(Plotting code records)
━━━━
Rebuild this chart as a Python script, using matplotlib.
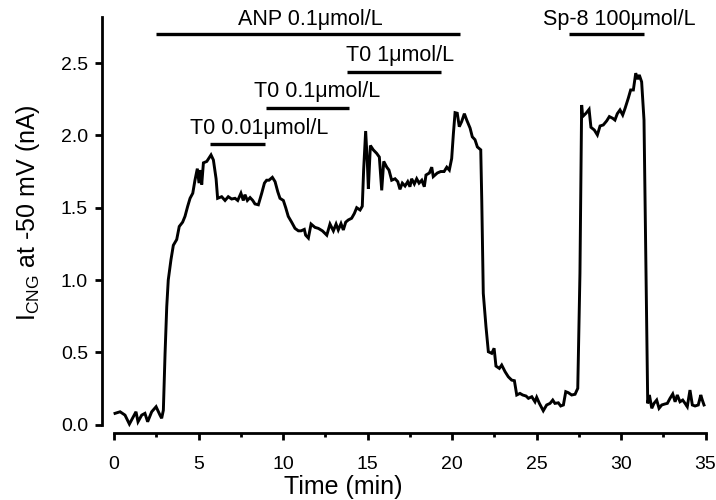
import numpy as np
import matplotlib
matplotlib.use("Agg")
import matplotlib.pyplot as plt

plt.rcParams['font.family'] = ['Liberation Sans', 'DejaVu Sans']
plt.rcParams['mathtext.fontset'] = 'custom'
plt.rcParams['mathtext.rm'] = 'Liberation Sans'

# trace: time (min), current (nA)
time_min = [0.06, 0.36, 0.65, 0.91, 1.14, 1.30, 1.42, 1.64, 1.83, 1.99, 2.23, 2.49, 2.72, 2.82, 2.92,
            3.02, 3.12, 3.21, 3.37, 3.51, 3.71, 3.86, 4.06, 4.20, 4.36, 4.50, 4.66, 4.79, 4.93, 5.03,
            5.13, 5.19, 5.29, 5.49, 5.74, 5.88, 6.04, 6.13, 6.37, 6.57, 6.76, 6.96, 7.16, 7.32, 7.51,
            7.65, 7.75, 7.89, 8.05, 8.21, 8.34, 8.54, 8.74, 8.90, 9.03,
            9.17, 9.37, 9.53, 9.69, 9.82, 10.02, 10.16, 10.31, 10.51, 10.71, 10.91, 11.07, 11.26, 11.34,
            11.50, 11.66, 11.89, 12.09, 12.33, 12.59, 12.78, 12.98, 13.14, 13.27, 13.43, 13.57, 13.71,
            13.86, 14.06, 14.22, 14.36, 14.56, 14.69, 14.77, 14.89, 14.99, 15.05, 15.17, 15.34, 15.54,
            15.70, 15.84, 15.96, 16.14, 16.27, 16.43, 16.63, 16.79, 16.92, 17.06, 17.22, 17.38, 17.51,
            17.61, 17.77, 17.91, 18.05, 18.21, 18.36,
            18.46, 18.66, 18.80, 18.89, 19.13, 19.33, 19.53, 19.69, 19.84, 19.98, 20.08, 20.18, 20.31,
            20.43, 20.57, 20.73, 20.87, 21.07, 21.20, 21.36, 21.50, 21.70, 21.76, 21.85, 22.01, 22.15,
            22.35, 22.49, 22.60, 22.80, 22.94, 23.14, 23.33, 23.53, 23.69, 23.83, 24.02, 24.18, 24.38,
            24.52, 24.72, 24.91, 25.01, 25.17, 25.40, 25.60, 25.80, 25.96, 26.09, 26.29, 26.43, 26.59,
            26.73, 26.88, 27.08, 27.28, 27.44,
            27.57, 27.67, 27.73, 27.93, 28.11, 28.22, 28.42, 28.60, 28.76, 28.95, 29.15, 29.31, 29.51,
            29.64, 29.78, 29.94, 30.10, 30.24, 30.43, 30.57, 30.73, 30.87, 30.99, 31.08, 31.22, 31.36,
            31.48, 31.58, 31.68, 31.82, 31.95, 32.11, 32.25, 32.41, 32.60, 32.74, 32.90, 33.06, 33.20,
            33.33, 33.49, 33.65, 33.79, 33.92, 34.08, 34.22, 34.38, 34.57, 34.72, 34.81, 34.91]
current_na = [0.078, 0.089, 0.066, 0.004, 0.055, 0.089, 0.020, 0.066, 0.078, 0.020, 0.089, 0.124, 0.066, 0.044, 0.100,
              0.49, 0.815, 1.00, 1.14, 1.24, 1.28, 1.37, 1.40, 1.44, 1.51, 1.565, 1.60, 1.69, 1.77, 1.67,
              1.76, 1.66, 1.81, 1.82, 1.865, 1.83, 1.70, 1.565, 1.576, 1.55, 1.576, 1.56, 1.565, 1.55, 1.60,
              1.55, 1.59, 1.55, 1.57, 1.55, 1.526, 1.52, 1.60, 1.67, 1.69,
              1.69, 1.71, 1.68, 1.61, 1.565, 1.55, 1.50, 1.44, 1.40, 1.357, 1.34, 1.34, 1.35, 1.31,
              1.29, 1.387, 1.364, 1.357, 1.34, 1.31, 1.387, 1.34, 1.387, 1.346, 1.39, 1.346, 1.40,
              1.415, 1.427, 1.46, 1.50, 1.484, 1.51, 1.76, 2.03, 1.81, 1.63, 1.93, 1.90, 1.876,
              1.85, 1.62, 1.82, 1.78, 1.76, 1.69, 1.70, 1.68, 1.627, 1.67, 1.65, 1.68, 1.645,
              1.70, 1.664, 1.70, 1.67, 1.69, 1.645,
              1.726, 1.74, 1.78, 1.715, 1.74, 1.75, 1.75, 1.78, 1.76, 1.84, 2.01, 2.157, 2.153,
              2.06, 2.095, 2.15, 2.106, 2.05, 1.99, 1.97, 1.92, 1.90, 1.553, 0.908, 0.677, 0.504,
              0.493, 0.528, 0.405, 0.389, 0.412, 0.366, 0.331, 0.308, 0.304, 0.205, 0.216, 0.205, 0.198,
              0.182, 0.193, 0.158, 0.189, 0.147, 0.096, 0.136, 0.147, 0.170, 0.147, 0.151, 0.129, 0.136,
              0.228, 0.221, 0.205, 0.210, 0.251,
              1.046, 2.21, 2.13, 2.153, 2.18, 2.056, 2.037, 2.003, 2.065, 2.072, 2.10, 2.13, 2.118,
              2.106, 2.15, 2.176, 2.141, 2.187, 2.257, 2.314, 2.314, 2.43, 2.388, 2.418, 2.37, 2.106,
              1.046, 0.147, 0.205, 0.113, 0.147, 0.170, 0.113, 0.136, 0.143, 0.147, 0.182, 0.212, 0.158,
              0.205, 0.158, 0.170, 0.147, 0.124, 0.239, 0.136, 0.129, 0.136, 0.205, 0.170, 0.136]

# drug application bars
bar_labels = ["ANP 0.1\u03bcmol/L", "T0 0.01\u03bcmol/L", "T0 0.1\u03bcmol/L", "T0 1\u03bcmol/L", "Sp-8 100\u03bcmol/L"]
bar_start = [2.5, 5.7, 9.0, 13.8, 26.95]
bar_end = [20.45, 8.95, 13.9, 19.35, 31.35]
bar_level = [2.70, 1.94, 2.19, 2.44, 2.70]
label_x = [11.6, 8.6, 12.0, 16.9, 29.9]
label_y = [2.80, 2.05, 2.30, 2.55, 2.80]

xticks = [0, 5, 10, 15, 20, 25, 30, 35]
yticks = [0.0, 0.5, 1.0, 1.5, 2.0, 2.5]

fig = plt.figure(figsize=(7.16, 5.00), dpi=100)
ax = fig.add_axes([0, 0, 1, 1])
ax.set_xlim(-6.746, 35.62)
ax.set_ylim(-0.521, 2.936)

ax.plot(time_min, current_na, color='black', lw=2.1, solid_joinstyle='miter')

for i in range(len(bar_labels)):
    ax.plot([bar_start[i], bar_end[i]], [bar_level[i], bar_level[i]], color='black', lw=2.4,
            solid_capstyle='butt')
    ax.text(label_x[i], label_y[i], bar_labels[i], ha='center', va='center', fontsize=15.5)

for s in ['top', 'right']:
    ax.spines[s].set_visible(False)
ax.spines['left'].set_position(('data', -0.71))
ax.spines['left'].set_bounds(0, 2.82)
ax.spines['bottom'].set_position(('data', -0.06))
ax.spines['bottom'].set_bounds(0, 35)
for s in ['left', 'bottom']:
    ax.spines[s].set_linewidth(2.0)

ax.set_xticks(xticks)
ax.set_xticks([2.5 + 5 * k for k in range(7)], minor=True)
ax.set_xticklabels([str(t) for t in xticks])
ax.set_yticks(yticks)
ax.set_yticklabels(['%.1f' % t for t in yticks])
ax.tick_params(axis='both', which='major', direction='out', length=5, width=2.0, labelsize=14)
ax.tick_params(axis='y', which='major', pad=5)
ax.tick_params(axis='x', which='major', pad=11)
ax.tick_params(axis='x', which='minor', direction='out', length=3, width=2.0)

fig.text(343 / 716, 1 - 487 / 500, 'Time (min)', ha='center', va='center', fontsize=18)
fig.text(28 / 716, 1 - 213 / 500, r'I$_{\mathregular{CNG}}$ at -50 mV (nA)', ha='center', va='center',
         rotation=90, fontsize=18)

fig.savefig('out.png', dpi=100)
━━━━
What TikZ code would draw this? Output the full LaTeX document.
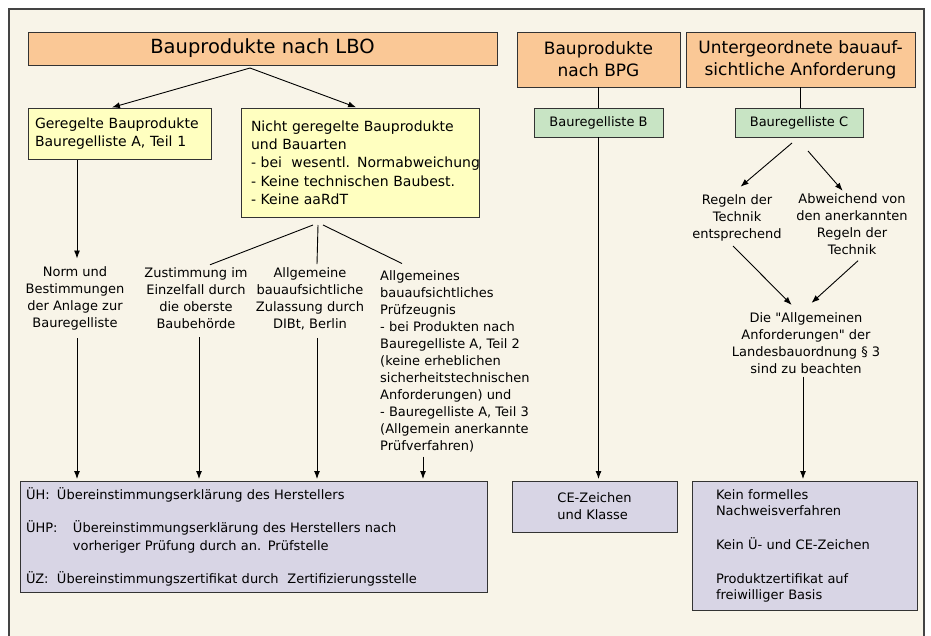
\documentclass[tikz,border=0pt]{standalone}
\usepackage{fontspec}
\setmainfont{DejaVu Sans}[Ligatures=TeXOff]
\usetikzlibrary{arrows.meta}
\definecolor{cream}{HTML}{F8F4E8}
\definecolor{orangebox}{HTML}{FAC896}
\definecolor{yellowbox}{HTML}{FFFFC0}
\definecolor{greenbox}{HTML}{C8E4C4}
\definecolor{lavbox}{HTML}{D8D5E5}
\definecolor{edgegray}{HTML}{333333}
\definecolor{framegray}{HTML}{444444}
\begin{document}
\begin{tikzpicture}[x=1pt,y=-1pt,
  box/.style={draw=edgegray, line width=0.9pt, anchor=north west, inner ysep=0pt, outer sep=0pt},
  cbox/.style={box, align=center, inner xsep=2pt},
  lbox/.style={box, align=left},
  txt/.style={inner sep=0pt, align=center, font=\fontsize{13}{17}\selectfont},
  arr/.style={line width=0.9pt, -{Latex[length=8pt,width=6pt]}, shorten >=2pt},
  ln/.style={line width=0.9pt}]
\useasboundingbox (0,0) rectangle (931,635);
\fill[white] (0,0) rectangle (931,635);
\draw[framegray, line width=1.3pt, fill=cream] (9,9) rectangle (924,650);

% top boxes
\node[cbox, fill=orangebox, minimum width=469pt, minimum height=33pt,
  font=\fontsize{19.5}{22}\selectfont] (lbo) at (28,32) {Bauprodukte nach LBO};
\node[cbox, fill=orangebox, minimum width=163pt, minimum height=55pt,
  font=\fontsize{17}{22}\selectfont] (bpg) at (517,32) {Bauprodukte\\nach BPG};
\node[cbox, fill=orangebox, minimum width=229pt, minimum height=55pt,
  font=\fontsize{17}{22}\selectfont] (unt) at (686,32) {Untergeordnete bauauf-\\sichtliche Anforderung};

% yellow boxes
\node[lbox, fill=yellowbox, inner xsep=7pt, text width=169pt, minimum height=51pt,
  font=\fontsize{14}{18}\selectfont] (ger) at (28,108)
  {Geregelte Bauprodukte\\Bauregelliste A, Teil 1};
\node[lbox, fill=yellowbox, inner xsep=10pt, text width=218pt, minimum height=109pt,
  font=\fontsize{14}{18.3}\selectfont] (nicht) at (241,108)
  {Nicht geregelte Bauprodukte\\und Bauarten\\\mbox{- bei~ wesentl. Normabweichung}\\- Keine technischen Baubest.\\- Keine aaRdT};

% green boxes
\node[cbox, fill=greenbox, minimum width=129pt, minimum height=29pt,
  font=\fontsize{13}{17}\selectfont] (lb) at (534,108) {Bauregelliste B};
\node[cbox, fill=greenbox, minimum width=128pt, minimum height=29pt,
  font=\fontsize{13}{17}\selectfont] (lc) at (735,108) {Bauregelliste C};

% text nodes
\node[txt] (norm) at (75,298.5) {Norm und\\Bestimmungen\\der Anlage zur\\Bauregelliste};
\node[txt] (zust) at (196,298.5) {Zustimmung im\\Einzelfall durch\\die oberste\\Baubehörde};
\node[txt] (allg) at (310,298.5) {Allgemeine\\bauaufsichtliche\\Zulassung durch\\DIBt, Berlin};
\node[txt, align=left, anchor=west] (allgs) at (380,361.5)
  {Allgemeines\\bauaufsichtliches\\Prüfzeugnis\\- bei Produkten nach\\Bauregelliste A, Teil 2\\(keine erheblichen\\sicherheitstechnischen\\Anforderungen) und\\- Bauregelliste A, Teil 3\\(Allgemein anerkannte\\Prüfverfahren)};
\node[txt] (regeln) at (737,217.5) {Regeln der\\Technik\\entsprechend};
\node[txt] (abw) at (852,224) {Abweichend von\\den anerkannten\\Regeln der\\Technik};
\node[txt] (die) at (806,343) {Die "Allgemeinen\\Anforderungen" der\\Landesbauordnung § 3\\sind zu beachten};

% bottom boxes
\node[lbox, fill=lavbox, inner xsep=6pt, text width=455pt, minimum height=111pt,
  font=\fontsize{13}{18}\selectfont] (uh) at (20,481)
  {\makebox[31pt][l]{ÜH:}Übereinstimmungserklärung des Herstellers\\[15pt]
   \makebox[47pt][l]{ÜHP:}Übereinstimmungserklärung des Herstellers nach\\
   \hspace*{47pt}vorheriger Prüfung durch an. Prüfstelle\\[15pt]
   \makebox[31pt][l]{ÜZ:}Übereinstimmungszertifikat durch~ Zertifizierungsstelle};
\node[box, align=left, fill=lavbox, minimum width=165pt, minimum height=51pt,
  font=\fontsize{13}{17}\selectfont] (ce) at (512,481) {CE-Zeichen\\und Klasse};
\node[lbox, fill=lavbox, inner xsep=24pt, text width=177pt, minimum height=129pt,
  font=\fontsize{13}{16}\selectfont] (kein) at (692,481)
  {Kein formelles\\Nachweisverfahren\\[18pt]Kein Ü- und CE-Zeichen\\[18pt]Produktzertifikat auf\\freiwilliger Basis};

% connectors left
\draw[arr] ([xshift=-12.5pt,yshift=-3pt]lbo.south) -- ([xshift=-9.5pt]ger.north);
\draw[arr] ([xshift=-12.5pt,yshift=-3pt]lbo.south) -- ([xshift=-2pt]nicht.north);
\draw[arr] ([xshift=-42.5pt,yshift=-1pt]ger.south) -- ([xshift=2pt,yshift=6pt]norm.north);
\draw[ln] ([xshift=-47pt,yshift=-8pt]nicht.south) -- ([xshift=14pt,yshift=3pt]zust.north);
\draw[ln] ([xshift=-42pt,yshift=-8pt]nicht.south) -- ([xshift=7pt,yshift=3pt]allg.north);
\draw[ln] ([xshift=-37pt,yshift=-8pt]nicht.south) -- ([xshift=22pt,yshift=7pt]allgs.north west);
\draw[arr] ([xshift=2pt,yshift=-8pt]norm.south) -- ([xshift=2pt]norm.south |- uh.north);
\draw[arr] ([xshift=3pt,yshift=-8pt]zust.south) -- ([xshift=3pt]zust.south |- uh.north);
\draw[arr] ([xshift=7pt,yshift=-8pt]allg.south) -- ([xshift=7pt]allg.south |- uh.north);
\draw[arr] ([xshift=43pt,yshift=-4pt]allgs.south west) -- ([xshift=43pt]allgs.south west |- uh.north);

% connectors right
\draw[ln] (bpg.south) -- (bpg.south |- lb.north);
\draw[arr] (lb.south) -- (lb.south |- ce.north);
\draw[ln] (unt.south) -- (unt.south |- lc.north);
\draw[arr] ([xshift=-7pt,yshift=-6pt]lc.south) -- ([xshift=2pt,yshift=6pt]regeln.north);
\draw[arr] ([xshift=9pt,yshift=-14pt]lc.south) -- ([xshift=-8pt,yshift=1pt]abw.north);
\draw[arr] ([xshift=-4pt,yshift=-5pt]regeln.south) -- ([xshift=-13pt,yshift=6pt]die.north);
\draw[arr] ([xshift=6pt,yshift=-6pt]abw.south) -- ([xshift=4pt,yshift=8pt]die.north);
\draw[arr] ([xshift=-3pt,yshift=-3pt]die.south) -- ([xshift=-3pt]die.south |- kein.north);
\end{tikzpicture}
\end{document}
━━━━
**What you are asked to do:** Without the pictures, give again exactly the lines above starting at the line containing "Rebuild this chart" and ending at the line containing "plt.rcParams['mathtext.rm'] = 'Liberation".

**Answer to the exercise:**
Rebuild this chart as a Python script, using matplotlib.
import numpy as np
import matplotlib
matplotlib.use("Agg")
import matplotlib.pyplot as plt

plt.rcParams['font.family'] = ['Liberation Sans', 'DejaVu Sans']
plt.rcParams['mathtext.fontset'] = 'custom'
plt.rcParams['mathtext.rm'] = 'Liberation Sans'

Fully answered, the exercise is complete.